▸ Entries with chart source code
┌──
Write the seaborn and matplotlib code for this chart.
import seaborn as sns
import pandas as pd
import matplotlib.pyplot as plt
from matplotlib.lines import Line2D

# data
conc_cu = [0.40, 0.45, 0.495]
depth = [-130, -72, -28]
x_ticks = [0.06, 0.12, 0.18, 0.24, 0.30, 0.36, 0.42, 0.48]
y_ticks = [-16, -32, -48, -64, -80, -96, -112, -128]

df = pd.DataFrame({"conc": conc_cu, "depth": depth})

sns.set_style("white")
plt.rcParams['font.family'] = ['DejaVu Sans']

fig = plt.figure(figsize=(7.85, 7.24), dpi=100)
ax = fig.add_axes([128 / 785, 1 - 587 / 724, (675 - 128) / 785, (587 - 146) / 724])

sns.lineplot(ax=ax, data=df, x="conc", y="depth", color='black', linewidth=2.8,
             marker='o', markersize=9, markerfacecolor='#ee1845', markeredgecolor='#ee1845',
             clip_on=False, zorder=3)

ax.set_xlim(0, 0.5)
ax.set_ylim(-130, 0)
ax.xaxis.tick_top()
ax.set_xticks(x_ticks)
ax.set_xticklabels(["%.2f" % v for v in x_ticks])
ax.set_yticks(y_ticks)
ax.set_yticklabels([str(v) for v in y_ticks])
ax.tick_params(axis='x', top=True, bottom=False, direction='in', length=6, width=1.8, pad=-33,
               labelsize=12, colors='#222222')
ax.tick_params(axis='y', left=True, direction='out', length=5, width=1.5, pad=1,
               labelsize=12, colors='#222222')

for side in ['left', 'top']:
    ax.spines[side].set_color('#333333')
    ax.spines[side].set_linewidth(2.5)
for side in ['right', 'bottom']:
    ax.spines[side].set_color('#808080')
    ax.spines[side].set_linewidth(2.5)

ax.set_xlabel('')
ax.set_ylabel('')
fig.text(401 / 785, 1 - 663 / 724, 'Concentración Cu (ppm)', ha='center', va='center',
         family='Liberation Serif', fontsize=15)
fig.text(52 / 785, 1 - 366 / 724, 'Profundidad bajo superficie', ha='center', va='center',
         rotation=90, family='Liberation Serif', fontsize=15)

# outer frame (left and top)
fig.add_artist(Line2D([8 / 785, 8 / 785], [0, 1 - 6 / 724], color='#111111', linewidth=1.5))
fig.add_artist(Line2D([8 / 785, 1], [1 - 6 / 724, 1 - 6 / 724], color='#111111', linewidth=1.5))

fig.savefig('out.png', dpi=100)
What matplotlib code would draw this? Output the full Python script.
└──
▸ WHAT IS REQUIRED
Copy the records above exactly as they appear.

▸ TASK OUTPUT
Write the seaborn and matplotlib code for this chart.
import seaborn as sns
import pandas as pd
import matplotlib.pyplot as plt
from matplotlib.lines import Line2D

# data
conc_cu = [0.40, 0.45, 0.495]
depth = [-130, -72, -28]
x_ticks = [0.06, 0.12, 0.18, 0.24, 0.30, 0.36, 0.42, 0.48]
y_ticks = [-16, -32, -48, -64, -80, -96, -112, -128]

df = pd.DataFrame({"conc": conc_cu, "depth": depth})

sns.set_style("white")
plt.rcParams['font.family'] = ['DejaVu Sans']

fig = plt.figure(figsize=(7.85, 7.24), dpi=100)
ax = fig.add_axes([128 / 785, 1 - 587 / 724, (675 - 128) / 785, (587 - 146) / 724])

sns.lineplot(ax=ax, data=df, x="conc", y="depth", color='black', linewidth=2.8,
             marker='o', markersize=9, markerfacecolor='#ee1845', markeredgecolor='#ee1845',
             clip_on=False, zorder=3)

ax.set_xlim(0, 0.5)
ax.set_ylim(-130, 0)
ax.xaxis.tick_top()
ax.set_xticks(x_ticks)
ax.set_xticklabels(["%.2f" % v for v in x_ticks])
ax.set_yticks(y_ticks)
ax.set_yticklabels([str(v) for v in y_ticks])
ax.tick_params(axis='x', top=True, bottom=False, direction='in', length=6, width=1.8, pad=-33,
               labelsize=12, colors='#222222')
ax.tick_params(axis='y', left=True, direction='out', length=5, width=1.5, pad=1,
               labelsize=12, colors='#222222')

for side in ['left', 'top']:
    ax.spines[side].set_color('#333333')
    ax.spines[side].set_linewidth(2.5)
for side in ['right', 'bottom']:
    ax.spines[side].set_color('#808080')
    ax.spines[side].set_linewidth(2.5)

ax.set_xlabel('')
ax.set_ylabel('')
fig.text(401 / 785, 1 - 663 / 724, 'Concentración Cu (ppm)', ha='center', va='center',
         family='Liberation Serif', fontsize=15)
fig.text(52 / 785, 1 - 366 / 724, 'Profundidad bajo superficie', ha='center', va='center',
         rotation=90, family='Liberation Serif', fontsize=15)

# outer frame (left and top)
fig.add_artist(Line2D([8 / 785, 8 / 785], [0, 1 - 6 / 724], color='#111111', linewidth=1.5))
fig.add_artist(Line2D([8 / 785, 1], [1 - 6 / 724, 1 - 6 / 724], color='#111111', linewidth=1.5))

fig.savefig('out.png', dpi=100)
What matplotlib code would draw this? Output the full Python script.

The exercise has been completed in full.